Without further study, this appears to be an enlightening and proper move. What in reality is happening, however, is that the new humanists are working to reinstate man to his rightful place so that he can deter­mine his own fate. The age of scientism with its emphasis upon technology and a technocratic man is facing its demise, man’s environment is no longer regarded to be the primary force in determining man’s nature but man must again assert himself as man and realize that he himself is the most ac­tive force in shaping his life and nature. Rollo May, the most noted of the new humanists, is optimistic about this new charge against the “academy.” Says May, “My faith is that the human being will be rediscovered.” But do not be fooled, we have merely moved from the “modem” to the “Greek.” Evil, though contended to be an “irreducible core,” will be controlled by man himself through the assertion of his will.

It is striking, is it not, that man is not progressing but constantly reverting? Solo­mon’s wisdom of “there is nothing new under the sun” is evident in all of this psychologizing and philosophizing.

Let me close with a bit of advice. Never make the mistake and conclude that some­how man, without the grace of God, and without acknowledgment of his sin and depravity with its resultant repentance, will ever pull himself up again by his bootstraps. Romans 1 cannot be quoted too often or studied too much these days.
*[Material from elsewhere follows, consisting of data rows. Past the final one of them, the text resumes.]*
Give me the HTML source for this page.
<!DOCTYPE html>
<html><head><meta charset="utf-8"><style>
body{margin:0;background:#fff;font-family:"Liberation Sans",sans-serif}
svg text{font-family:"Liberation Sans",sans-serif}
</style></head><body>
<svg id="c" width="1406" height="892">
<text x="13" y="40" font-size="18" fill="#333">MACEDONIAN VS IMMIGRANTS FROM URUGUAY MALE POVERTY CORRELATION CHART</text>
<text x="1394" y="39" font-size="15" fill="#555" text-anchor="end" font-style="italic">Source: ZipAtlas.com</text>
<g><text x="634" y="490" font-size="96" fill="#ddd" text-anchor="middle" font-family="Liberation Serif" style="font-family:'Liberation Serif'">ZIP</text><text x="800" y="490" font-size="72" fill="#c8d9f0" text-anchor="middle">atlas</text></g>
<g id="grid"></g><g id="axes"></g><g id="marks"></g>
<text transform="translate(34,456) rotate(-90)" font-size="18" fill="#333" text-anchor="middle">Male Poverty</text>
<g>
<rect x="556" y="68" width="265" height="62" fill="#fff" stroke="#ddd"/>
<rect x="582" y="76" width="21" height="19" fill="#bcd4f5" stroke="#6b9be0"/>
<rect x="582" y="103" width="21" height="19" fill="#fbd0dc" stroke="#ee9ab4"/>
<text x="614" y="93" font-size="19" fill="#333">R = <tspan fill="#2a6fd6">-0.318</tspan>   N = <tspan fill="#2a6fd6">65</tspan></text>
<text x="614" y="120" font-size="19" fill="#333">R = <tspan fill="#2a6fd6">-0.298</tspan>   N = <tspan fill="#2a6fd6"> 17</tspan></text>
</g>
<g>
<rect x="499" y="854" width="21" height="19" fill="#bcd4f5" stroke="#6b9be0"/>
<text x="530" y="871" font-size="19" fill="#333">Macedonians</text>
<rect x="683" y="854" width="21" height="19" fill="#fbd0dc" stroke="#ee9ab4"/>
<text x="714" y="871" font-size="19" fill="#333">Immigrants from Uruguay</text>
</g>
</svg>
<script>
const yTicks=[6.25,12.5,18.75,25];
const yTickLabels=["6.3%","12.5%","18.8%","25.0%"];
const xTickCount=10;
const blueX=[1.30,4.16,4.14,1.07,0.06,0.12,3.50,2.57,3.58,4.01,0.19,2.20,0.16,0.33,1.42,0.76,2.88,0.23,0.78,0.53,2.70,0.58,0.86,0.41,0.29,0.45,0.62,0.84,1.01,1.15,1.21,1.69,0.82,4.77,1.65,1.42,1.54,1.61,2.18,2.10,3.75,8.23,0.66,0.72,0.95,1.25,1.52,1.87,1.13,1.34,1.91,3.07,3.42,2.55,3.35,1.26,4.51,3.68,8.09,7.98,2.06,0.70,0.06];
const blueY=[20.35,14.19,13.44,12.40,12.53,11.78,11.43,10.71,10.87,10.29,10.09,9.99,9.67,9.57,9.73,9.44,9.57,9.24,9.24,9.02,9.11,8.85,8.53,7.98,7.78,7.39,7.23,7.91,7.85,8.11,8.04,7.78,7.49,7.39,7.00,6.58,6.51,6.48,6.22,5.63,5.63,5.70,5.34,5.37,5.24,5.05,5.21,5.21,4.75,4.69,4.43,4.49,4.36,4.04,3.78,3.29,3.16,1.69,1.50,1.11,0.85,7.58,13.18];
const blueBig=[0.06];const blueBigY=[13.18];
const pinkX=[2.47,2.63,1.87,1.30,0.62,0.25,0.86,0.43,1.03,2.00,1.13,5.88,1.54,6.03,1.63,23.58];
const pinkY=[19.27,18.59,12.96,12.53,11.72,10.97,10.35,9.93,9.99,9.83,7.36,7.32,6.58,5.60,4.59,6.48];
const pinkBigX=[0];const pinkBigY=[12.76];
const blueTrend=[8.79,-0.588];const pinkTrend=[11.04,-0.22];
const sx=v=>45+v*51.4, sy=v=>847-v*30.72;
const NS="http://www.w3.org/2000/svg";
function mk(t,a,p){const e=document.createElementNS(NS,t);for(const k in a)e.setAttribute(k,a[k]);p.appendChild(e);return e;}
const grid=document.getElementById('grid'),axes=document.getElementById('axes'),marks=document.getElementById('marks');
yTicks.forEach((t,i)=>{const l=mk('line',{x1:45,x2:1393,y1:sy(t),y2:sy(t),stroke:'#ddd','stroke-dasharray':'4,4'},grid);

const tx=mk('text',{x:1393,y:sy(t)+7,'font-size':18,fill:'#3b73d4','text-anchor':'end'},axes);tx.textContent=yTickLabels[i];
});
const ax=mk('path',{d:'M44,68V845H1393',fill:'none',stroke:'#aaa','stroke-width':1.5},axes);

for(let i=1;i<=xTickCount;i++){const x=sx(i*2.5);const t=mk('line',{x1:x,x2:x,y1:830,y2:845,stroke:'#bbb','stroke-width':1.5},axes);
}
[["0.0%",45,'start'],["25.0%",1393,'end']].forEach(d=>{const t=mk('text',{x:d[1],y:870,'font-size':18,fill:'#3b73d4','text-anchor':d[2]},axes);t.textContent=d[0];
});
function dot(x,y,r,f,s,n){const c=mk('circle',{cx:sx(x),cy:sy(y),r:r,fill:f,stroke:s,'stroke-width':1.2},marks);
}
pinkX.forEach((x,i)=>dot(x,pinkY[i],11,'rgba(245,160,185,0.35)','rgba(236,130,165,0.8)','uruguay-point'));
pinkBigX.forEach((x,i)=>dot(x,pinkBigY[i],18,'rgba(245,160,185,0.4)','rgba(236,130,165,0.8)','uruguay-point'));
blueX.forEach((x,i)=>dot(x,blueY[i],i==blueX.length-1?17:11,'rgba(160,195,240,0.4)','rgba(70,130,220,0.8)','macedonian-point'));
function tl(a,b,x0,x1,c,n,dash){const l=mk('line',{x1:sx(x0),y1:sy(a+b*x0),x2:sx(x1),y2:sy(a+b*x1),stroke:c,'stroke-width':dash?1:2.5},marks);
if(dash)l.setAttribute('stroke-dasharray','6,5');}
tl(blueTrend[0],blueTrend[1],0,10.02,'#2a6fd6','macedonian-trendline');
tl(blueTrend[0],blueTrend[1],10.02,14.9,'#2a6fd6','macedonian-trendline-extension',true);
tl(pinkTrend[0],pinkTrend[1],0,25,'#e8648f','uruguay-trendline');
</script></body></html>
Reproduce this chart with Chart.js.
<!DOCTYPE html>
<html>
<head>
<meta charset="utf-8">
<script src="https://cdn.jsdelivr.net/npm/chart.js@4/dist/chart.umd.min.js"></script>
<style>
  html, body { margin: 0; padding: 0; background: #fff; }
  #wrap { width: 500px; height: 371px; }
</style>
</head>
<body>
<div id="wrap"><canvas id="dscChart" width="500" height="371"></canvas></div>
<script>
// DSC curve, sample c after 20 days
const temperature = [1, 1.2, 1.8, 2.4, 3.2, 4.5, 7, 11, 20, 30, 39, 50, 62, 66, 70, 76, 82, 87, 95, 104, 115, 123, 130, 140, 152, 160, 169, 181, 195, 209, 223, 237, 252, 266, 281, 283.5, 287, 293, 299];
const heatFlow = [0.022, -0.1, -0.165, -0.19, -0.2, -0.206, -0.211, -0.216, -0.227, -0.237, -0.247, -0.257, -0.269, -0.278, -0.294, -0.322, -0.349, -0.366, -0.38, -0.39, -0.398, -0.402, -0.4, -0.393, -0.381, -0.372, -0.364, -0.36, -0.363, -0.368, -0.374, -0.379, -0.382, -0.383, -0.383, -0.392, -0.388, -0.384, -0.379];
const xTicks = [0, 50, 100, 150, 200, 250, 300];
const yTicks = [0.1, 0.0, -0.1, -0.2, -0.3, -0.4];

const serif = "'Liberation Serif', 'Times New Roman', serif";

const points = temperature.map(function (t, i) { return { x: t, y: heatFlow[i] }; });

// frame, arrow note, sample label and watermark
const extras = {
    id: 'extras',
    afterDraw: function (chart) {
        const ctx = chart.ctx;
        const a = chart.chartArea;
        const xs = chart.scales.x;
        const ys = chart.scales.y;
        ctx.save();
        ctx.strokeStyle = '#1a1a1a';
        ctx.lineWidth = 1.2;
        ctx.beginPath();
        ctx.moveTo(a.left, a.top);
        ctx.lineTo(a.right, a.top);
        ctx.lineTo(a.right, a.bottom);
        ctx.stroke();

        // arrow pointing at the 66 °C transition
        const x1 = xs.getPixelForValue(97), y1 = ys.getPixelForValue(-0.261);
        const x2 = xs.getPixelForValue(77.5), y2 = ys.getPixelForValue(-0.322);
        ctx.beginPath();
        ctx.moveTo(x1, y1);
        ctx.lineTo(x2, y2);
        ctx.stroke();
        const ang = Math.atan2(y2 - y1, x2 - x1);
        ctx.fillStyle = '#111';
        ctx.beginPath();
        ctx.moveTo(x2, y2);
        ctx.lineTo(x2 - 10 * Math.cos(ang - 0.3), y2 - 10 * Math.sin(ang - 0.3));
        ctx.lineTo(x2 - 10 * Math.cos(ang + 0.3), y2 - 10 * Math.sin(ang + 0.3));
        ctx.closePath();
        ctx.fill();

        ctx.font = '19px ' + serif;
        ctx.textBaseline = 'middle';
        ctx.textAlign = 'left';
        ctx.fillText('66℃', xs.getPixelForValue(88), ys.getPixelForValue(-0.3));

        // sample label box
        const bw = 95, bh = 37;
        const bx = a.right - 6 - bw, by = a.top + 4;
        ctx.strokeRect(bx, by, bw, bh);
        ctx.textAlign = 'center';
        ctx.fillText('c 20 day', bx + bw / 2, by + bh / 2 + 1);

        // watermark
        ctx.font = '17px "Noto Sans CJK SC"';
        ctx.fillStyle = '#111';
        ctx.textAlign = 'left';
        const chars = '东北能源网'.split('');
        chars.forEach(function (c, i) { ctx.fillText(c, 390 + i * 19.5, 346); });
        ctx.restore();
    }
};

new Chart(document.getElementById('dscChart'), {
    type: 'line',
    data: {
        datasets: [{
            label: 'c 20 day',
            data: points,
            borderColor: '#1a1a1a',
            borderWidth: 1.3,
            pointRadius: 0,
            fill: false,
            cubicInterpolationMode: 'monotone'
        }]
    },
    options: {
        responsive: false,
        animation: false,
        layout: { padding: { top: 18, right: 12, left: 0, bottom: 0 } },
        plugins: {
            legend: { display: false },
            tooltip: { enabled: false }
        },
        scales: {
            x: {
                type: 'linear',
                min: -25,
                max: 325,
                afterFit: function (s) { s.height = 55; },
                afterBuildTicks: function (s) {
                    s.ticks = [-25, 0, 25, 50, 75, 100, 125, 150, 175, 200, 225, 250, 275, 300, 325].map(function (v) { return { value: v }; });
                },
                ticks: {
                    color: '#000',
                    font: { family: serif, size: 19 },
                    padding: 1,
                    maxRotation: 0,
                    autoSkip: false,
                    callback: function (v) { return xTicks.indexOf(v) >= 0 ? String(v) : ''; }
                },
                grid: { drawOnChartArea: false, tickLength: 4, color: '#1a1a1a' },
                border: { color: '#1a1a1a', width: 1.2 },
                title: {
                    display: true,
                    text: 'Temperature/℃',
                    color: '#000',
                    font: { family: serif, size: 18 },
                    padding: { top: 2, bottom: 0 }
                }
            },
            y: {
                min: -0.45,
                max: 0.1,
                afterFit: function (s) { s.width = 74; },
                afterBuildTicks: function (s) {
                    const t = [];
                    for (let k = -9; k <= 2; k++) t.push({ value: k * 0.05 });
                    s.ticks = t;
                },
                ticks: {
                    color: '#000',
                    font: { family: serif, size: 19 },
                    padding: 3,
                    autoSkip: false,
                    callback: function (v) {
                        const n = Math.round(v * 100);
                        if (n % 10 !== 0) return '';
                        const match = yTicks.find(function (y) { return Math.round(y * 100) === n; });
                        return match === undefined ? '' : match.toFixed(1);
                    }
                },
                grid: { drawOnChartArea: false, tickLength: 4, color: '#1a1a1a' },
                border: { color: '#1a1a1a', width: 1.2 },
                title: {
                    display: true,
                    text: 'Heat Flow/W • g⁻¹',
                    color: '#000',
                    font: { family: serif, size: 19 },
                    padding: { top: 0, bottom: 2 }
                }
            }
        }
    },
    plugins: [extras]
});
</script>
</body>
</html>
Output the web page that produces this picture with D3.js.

Arm yourselves with the Word for in the Word is revealed to us who we really are and what man really is. Read and study your confessions — they are too often neg­lected these days. Finally, by all means find out who you are. Stand before the mirror of God’s Word; align yourselves with the plumb line of God’s precepts. If this is done we will thank God that He does not deal with us according to our natures, but according to the imputed righteousness of Jesus Christ.